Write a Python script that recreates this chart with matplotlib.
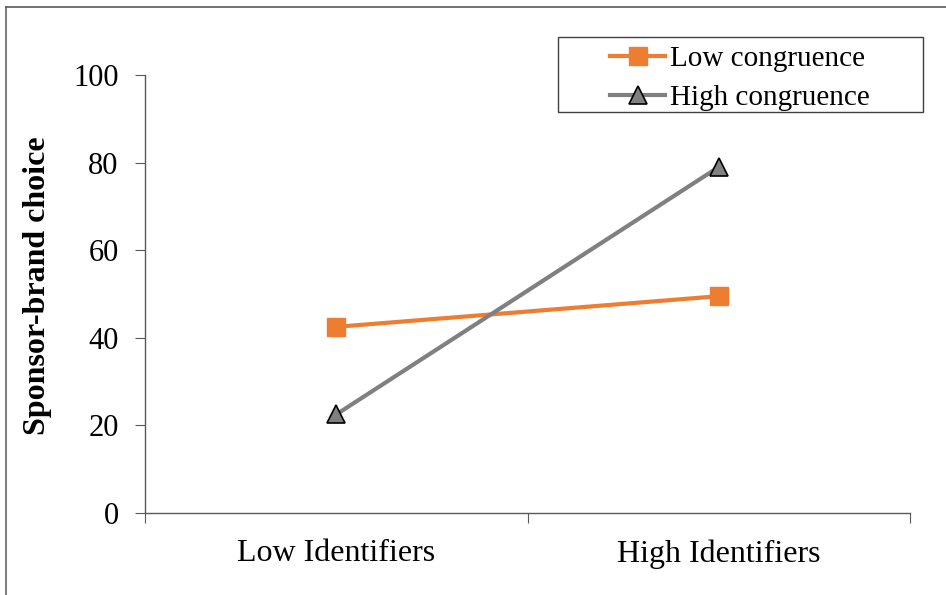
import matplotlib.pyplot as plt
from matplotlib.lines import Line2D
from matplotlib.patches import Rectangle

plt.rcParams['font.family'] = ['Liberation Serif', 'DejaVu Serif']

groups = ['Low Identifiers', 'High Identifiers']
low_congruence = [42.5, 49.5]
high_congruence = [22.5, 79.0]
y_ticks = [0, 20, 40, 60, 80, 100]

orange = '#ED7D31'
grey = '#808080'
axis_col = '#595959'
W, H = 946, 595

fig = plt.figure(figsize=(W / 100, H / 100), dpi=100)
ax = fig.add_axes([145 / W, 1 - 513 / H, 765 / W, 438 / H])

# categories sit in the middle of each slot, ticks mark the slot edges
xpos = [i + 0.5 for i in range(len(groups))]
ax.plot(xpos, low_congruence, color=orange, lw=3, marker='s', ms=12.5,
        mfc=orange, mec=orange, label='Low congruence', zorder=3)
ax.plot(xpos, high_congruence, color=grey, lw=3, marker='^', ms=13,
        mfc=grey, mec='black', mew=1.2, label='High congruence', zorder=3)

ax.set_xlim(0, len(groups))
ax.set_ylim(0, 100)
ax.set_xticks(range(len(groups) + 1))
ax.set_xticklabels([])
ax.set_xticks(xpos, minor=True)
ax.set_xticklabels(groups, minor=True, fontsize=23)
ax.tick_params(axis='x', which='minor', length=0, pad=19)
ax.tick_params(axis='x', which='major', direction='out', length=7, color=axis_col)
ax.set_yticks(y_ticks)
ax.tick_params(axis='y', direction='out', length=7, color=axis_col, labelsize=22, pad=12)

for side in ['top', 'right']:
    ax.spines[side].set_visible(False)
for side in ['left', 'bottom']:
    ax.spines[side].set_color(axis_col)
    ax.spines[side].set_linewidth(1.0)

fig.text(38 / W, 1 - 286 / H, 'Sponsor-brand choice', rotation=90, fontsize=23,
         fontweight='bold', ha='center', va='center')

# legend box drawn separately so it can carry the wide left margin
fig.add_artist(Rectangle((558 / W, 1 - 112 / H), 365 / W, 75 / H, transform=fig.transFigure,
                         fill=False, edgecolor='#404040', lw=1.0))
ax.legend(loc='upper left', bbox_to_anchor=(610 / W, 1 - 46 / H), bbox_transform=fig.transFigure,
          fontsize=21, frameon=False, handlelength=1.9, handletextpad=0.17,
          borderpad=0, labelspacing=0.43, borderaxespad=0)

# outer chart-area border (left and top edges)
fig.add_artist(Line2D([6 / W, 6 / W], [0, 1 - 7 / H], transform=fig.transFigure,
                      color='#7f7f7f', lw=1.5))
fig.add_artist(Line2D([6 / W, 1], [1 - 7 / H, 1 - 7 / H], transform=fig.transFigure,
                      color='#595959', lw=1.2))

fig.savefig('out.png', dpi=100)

━━━━━━━━

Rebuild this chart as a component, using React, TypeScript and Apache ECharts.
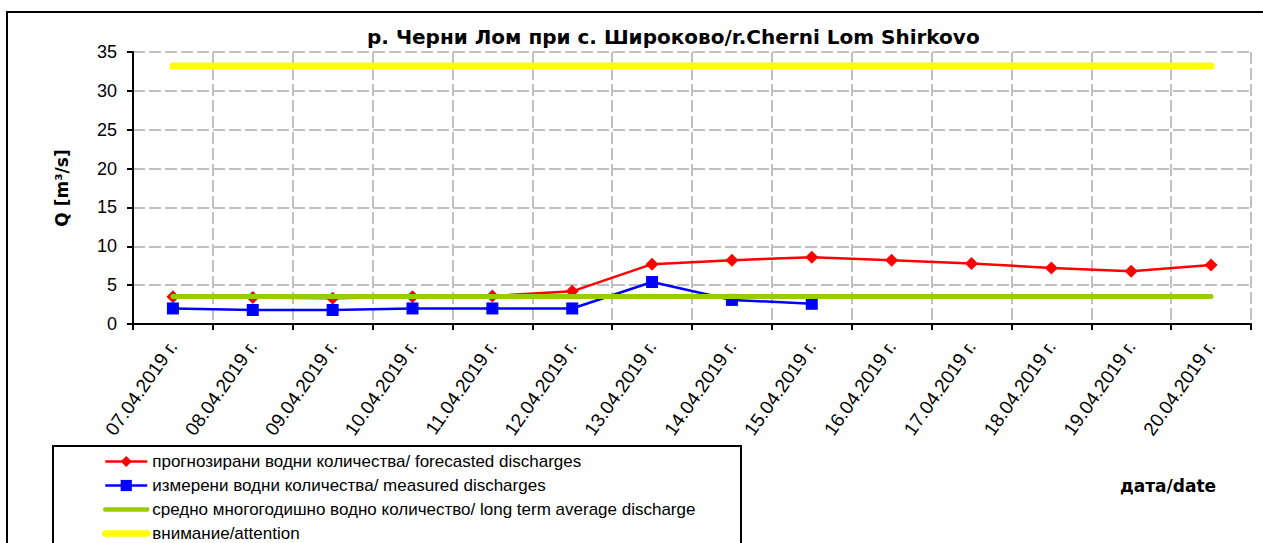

━━━━━━━━

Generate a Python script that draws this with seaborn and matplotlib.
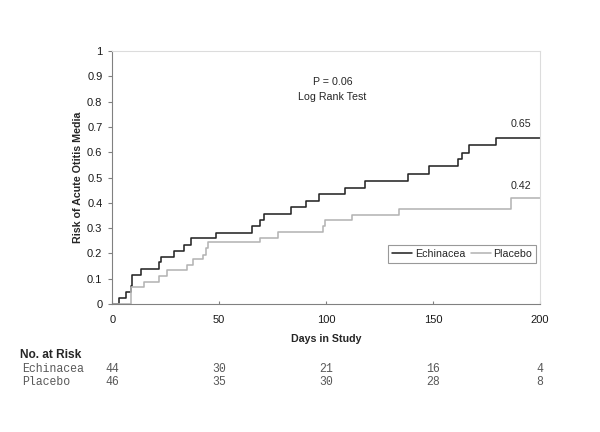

━━━━━━━━

Starting at the line with "Write a Python" and ending at the line with "color=axis_col, labelsize=22, pad=12)", copy each line exactly, both ends included. Do not copy the pictures.

Write a Python script that recreates this chart with matplotlib.
import matplotlib.pyplot as plt
from matplotlib.lines import Line2D
from matplotlib.patches import Rectangle

plt.rcParams['font.family'] = ['Liberation Serif', 'DejaVu Serif']

groups = ['Low Identifiers', 'High Identifiers']
low_congruence = [42.5, 49.5]
high_congruence = [22.5, 79.0]
y_ticks = [0, 20, 40, 60, 80, 100]

orange = '#ED7D31'
grey = '#808080'
axis_col = '#595959'
W, H = 946, 595

fig = plt.figure(figsize=(W / 100, H / 100), dpi=100)
ax = fig.add_axes([145 / W, 1 - 513 / H, 765 / W, 438 / H])

# categories sit in the middle of each slot, ticks mark the slot edges
xpos = [i + 0.5 for i in range(len(groups))]
ax.plot(xpos, low_congruence, color=orange, lw=3, marker='s', ms=12.5,
        mfc=orange, mec=orange, label='Low congruence', zorder=3)
ax.plot(xpos, high_congruence, color=grey, lw=3, marker='^', ms=13,
        mfc=grey, mec='black', mew=1.2, label='High congruence', zorder=3)

ax.set_xlim(0, len(groups))
ax.set_ylim(0, 100)
ax.set_xticks(range(len(groups) + 1))
ax.set_xticklabels([])
ax.set_xticks(xpos, minor=True)
ax.set_xticklabels(groups, minor=True, fontsize=23)
ax.tick_params(axis='x', which='minor', length=0, pad=19)
ax.tick_params(axis='x', which='major', direction='out', length=7, color=axis_col)
ax.set_yticks(y_ticks)
ax.tick_params(axis='y', direction='out', length=7, color=axis_col, labelsize=22, pad=12)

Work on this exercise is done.